--- BEGIN DATA TO USE ---
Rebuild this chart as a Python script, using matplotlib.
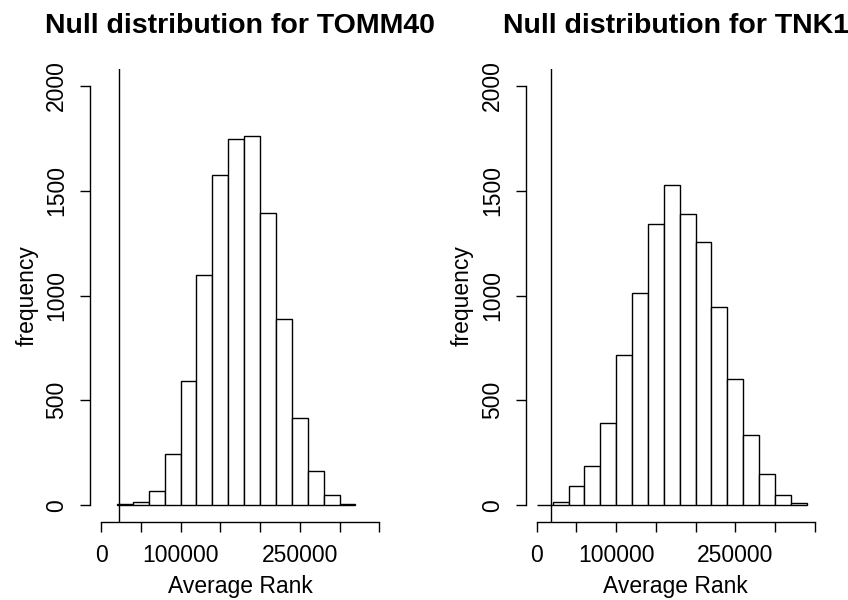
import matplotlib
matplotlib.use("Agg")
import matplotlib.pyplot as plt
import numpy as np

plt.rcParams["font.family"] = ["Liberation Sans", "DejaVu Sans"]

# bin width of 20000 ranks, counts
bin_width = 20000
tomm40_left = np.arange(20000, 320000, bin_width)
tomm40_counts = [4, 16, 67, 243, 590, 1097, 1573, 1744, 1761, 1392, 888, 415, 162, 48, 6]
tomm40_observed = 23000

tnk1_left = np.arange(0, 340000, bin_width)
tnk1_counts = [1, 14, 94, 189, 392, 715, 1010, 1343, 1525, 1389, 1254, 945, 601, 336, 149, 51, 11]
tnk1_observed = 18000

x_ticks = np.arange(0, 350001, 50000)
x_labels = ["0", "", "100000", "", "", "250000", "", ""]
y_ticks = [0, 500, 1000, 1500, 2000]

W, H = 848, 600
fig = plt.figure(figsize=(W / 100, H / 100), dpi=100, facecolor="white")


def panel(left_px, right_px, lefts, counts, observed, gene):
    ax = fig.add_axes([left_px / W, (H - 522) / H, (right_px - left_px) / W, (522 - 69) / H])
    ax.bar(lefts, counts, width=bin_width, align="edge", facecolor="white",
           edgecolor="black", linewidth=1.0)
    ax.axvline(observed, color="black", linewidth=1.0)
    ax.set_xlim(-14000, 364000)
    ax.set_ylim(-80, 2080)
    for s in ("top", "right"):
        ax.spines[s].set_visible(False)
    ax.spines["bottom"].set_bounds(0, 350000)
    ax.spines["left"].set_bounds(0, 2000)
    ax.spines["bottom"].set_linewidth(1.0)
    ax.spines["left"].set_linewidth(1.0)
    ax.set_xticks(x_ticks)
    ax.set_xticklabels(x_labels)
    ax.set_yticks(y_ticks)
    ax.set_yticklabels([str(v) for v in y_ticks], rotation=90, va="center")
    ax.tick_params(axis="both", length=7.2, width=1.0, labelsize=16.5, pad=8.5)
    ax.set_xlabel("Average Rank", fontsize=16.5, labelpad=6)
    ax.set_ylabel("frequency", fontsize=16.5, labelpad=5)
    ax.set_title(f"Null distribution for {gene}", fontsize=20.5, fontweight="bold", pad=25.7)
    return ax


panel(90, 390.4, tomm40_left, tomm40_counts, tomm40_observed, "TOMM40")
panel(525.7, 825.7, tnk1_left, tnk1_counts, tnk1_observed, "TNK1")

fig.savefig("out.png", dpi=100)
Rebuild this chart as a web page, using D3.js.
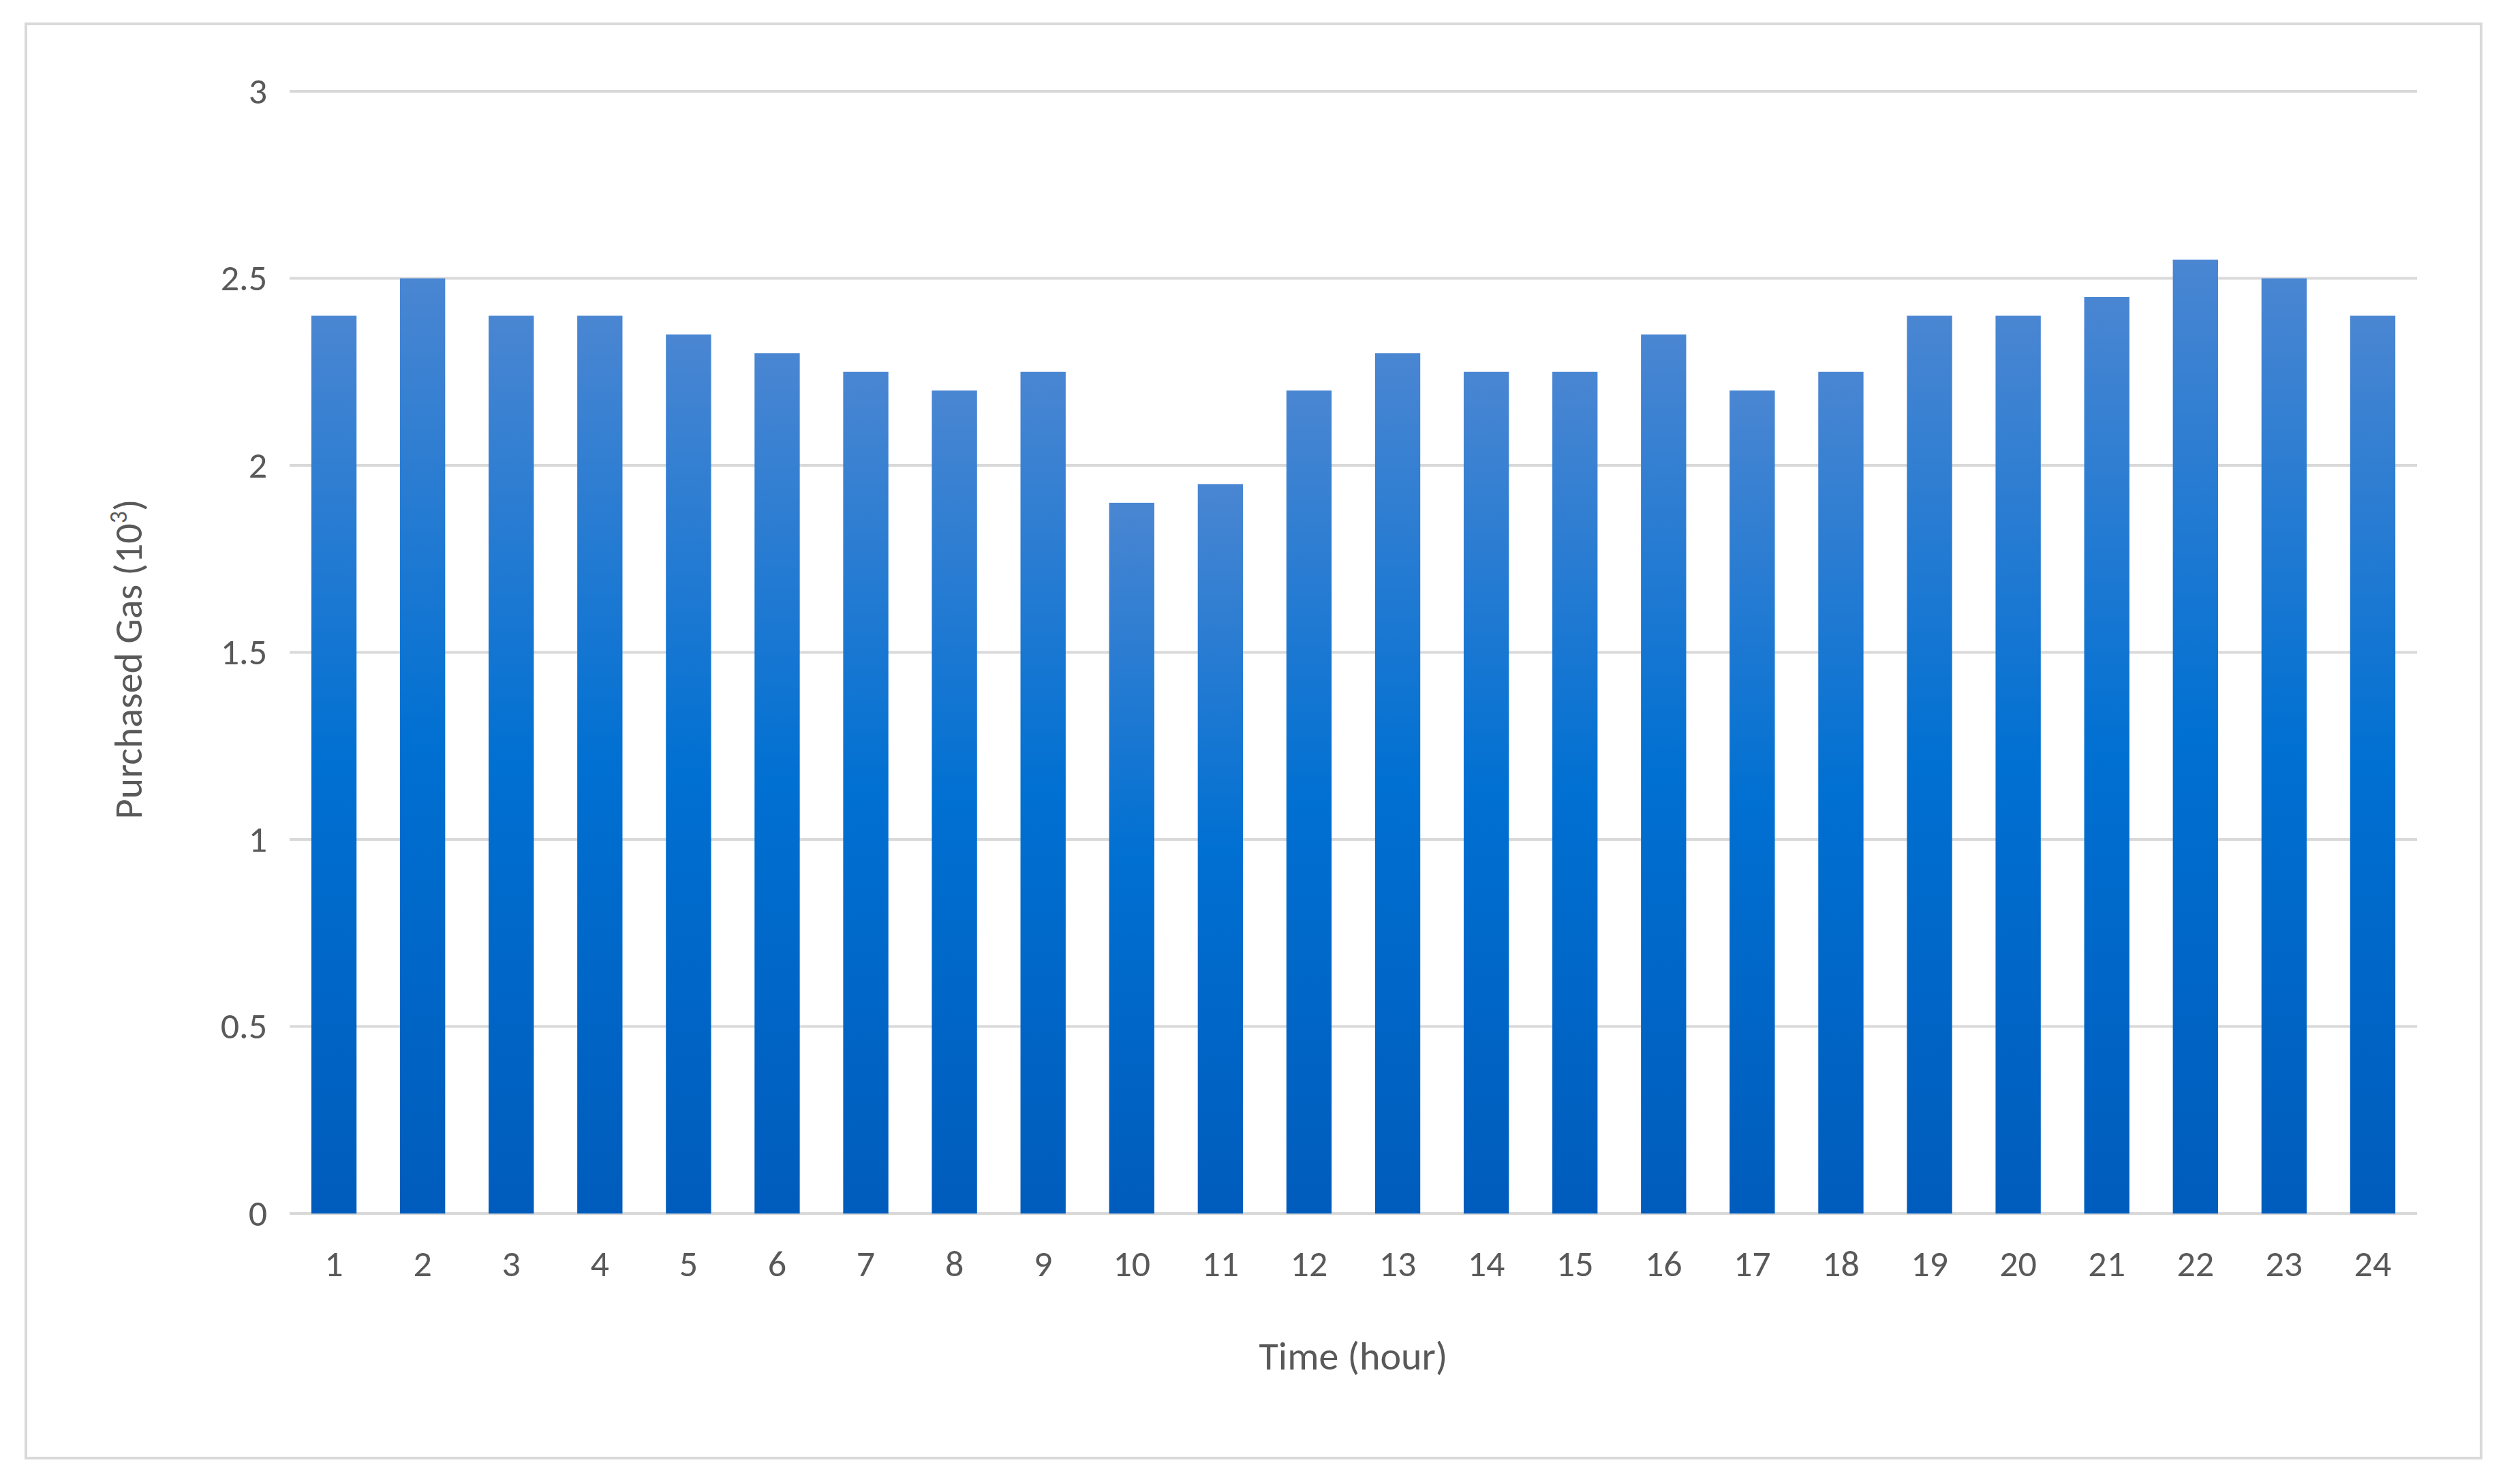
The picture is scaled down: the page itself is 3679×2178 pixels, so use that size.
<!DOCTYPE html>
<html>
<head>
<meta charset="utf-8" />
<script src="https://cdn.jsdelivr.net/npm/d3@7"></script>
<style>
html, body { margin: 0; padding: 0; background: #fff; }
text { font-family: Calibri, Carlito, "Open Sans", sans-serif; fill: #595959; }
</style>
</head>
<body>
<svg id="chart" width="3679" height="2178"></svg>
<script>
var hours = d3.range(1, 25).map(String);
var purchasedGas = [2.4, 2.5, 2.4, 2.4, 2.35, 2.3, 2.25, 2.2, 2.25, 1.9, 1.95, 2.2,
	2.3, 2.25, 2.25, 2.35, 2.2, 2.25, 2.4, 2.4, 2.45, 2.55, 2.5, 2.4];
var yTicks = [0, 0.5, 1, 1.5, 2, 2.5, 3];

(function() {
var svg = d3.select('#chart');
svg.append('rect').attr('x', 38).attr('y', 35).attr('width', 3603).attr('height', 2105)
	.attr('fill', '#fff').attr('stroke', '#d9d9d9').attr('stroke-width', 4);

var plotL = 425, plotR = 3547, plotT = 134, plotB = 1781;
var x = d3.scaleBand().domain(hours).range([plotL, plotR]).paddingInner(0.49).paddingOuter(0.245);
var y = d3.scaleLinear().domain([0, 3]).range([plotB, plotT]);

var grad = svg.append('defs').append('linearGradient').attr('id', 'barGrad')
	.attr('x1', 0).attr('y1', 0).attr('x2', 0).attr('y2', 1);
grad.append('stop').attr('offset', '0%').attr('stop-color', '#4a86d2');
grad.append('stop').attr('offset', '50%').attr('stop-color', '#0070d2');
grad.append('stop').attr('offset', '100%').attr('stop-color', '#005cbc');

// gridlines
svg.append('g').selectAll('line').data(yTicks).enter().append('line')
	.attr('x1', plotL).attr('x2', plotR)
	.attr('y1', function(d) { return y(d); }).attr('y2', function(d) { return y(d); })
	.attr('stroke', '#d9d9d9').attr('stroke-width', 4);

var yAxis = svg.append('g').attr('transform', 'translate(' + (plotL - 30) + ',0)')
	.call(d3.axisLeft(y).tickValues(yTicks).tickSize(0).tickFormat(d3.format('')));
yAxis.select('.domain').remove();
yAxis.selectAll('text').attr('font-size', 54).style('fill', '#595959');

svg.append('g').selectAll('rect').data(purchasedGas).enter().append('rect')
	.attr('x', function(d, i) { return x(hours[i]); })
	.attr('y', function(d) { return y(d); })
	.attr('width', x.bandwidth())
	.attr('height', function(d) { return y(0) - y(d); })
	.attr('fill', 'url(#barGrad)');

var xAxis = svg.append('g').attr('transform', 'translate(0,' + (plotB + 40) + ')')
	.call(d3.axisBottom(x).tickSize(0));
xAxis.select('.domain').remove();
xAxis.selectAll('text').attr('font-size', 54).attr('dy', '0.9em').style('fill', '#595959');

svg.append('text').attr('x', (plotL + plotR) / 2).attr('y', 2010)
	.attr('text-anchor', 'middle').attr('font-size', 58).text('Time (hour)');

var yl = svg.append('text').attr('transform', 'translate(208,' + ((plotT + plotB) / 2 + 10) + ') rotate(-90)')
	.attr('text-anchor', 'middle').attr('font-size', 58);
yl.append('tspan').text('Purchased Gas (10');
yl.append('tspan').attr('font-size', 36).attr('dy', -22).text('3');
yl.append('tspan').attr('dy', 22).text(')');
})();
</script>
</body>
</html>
--- END DATA TO USE ---
• REQUIRED WORK
In this exercise, set down all of the data exactly, without the pictures.

• RESULT FOR THIS TASK
Rebuild this chart as a Python script, using matplotlib.
import matplotlib
matplotlib.use("Agg")
import matplotlib.pyplot as plt
import numpy as np

plt.rcParams["font.family"] = ["Liberation Sans", "DejaVu Sans"]

# bin width of 20000 ranks, counts
bin_width = 20000
tomm40_left = np.arange(20000, 320000, bin_width)
tomm40_counts = [4, 16, 67, 243, 590, 1097, 1573, 1744, 1761, 1392, 888, 415, 162, 48, 6]
tomm40_observed = 23000

tnk1_left = np.arange(0, 340000, bin_width)
tnk1_counts = [1, 14, 94, 189, 392, 715, 1010, 1343, 1525, 1389, 1254, 945, 601, 336, 149, 51, 11]
tnk1_observed = 18000

x_ticks = np.arange(0, 350001, 50000)
x_labels = ["0", "", "100000", "", "", "250000", "", ""]
y_ticks = [0, 500, 1000, 1500, 2000]

W, H = 848, 600
fig = plt.figure(figsize=(W / 100, H / 100), dpi=100, facecolor="white")


def panel(left_px, right_px, lefts, counts, observed, gene):
    ax = fig.add_axes([left_px / W, (H - 522) / H, (right_px - left_px) / W, (522 - 69) / H])
    ax.bar(lefts, counts, width=bin_width, align="edge", facecolor="white",
           edgecolor="black", linewidth=1.0)
    ax.axvline(observed, color="black", linewidth=1.0)
    ax.set_xlim(-14000, 364000)
    ax.set_ylim(-80, 2080)
    for s in ("top", "right"):
        ax.spines[s].set_visible(False)
    ax.spines["bottom"].set_bounds(0, 350000)
    ax.spines["left"].set_bounds(0, 2000)
    ax.spines["bottom"].set_linewidth(1.0)
    ax.spines["left"].set_linewidth(1.0)
    ax.set_xticks(x_ticks)
    ax.set_xticklabels(x_labels)
    ax.set_yticks(y_ticks)
    ax.set_yticklabels([str(v) for v in y_ticks], rotation=90, va="center")
    ax.tick_params(axis="both", length=7.2, width=1.0, labelsize=16.5, pad=8.5)
    ax.set_xlabel("Average Rank", fontsize=16.5, labelpad=6)
    ax.set_ylabel("frequency", fontsize=16.5, labelpad=5)
    ax.set_title(f"Null distribution for {gene}", fontsize=20.5, fontweight="bold", pad=25.7)
    return ax


panel(90, 390.4, tomm40_left, tomm40_counts, tomm40_observed, "TOMM40")
panel(525.7, 825.7, tnk1_left, tnk1_counts, tnk1_observed, "TNK1")

fig.savefig("out.png", dpi=100)
Rebuild this chart as a web page, using D3.js.
The picture is scaled down: the page itself is 3679×2178 pixels, so use that size.
<!DOCTYPE html>
<html>
<head>
<meta charset="utf-8" />
<script src="https://cdn.jsdelivr.net/npm/d3@7"></script>
<style>
html, body { margin: 0; padding: 0; background: #fff; }
text { font-family: Calibri, Carlito, "Open Sans", sans-serif; fill: #595959; }
</style>
</head>
<body>
<svg id="chart" width="3679" height="2178"></svg>
<script>
var hours = d3.range(1, 25).map(String);
var purchasedGas = [2.4, 2.5, 2.4, 2.4, 2.35, 2.3, 2.25, 2.2, 2.25, 1.9, 1.95, 2.2,
	2.3, 2.25, 2.25, 2.35, 2.2, 2.25, 2.4, 2.4, 2.45, 2.55, 2.5, 2.4];
var yTicks = [0, 0.5, 1, 1.5, 2, 2.5, 3];

(function() {
var svg = d3.select('#chart');
svg.append('rect').attr('x', 38).attr('y', 35).attr('width', 3603).attr('height', 2105)
	.attr('fill', '#fff').attr('stroke', '#d9d9d9').attr('stroke-width', 4);

var plotL = 425, plotR = 3547, plotT = 134, plotB = 1781;
var x = d3.scaleBand().domain(hours).range([plotL, plotR]).paddingInner(0.49).paddingOuter(0.245);
var y = d3.scaleLinear().domain([0, 3]).range([plotB, plotT]);

var grad = svg.append('defs').append('linearGradient').attr('id', 'barGrad')
	.attr('x1', 0).attr('y1', 0).attr('x2', 0).attr('y2', 1);
grad.append('stop').attr('offset', '0%').attr('stop-color', '#4a86d2');
grad.append('stop').attr('offset', '50%').attr('stop-color', '#0070d2');
grad.append('stop').attr('offset', '100%').attr('stop-color', '#005cbc');

// gridlines
svg.append('g').selectAll('line').data(yTicks).enter().append('line')
	.attr('x1', plotL).attr('x2', plotR)
	.attr('y1', function(d) { return y(d); }).attr('y2', function(d) { return y(d); })
	.attr('stroke', '#d9d9d9').attr('stroke-width', 4);

var yAxis = svg.append('g').attr('transform', 'translate(' + (plotL - 30) + ',0)')
	.call(d3.axisLeft(y).tickValues(yTicks).tickSize(0).tickFormat(d3.format('')));
yAxis.select('.domain').remove();
yAxis.selectAll('text').attr('font-size', 54).style('fill', '#595959');

svg.append('g').selectAll('rect').data(purchasedGas).enter().append('rect')
	.attr('x', function(d, i) { return x(hours[i]); })
	.attr('y', function(d) { return y(d); })
	.attr('width', x.bandwidth())
	.attr('height', function(d) { return y(0) - y(d); })
	.attr('fill', 'url(#barGrad)');

var xAxis = svg.append('g').attr('transform', 'translate(0,' + (plotB + 40) + ')')
	.call(d3.axisBottom(x).tickSize(0));
xAxis.select('.domain').remove();
xAxis.selectAll('text').attr('font-size', 54).attr('dy', '0.9em').style('fill', '#595959');

svg.append('text').attr('x', (plotL + plotR) / 2).attr('y', 2010)
	.attr('text-anchor', 'middle').attr('font-size', 58).text('Time (hour)');

var yl = svg.append('text').attr('transform', 'translate(208,' + ((plotT + plotB) / 2 + 10) + ') rotate(-90)')
	.attr('text-anchor', 'middle').attr('font-size', 58);
yl.append('tspan').text('Purchased Gas (10');
yl.append('tspan').attr('font-size', 36).attr('dy', -22).text('3');
yl.append('tspan').attr('dy', 22).text(')');
})();
</script>
</body>
</html>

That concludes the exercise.